Nathan Marz came up with the term Lambda Architecture (LA) for a generic, scalable and fault-tolerant data processing architecture, based on his experience working on distributed data processing systems.

Batch layer
The batch layer precomputes results using a distributed processing system that can handle very large quantities of data. The batch layer aims at perfect accuracy by being able to process all available data when generating views. This means it can fix any errors by recomputing based on the complete data set, then updating existing views. Output is typically stored in a read-only database, with updates completely replacing existing precomputed views.Apache Hadoop is the de facto standard batch-processing system used in most high-throughput architectures.

Speed layer
The speed layer processes data streams in real time and without the requirements of fix-ups or completeness. This layer sacrifices throughput as it aims to minimize latency by providing real-time views into the most recent data. Essentially, the speed layer is responsible for filling the “gap” caused by the batch layer’s lag in providing views based on the most recent data. This layer’s views may not be as accurate or complete as the ones eventually produced by the batch layer, but they are available almost immediately after data is received, and can be replaced when the batch layer’s views for the same data become available. Stream-processing technologies typically used in this layer include Apache Storm, SQLstream and Apache Spark. Output is typically stored on fast NoSQL databases.

Serving layer
Output from the batch and speed layers are stored in the serving layer, which responds to ad-hoc queries by returning precomputed views or building views from the processed data. Examples of technologies used in the serving layer include Druid, which provides a single cluster to handle output from both layers.[7]Dedicated stores used in the serving layer include Apache Cassandra or Apache HBase for speed-layer output, and Elephant DB orCloudera Impala for batch-layer output.

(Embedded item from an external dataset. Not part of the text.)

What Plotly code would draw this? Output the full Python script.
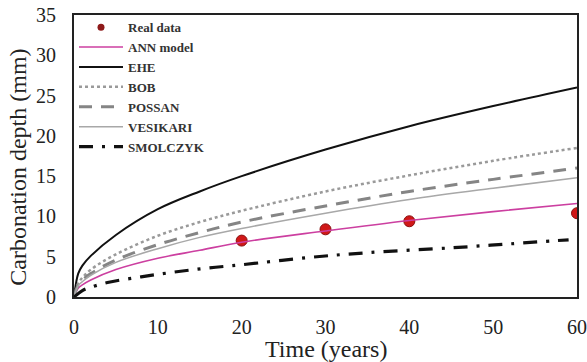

The premise behind the Lambda architecture is you should be able to run ad-hoc queries against all of your data to get results, but doing so is unreasonably expensive in terms of resource. Technically it is now feasible to run ad-hoc queries against your Big Data (Cloudera Impala), but querying a petabyte dataset everytime you want to compute the number of pageviews for a URL may not always be the most efficient approach. So the idea is to precompute the results as a set of views, and you query the views. I tend to call these Question Focused Datasets (e.g. pageviews QFD).

The LA aims to satisfy the needs for a robust system that is fault-tolerant, both against hardware failures and human mistakes, being able to serve a wide range of workloads and use cases, and in which low-latency reads and updates are required. The resulting system should be linearly scalable, and it should scale out rather than up. Here’s how it looks like, from a high-level perspective:

LA overview

  1. All data entering the system is dispatched to both the batch layer and the speed layer for processing.
  2. The batch layer has two functions: (i) managing the master dataset (an immutable, append-only set of raw data), and (ii) to pre-compute the batch views.
  3. The serving layer indexes the batch views so that they can be queried in low-latency, ad-hoc way.
  4. The speed layer compensates for the high latency of updates to the serving layer and deals with recent data only.
  5. Any incoming query can be answered by merging results from batch views and real-time views.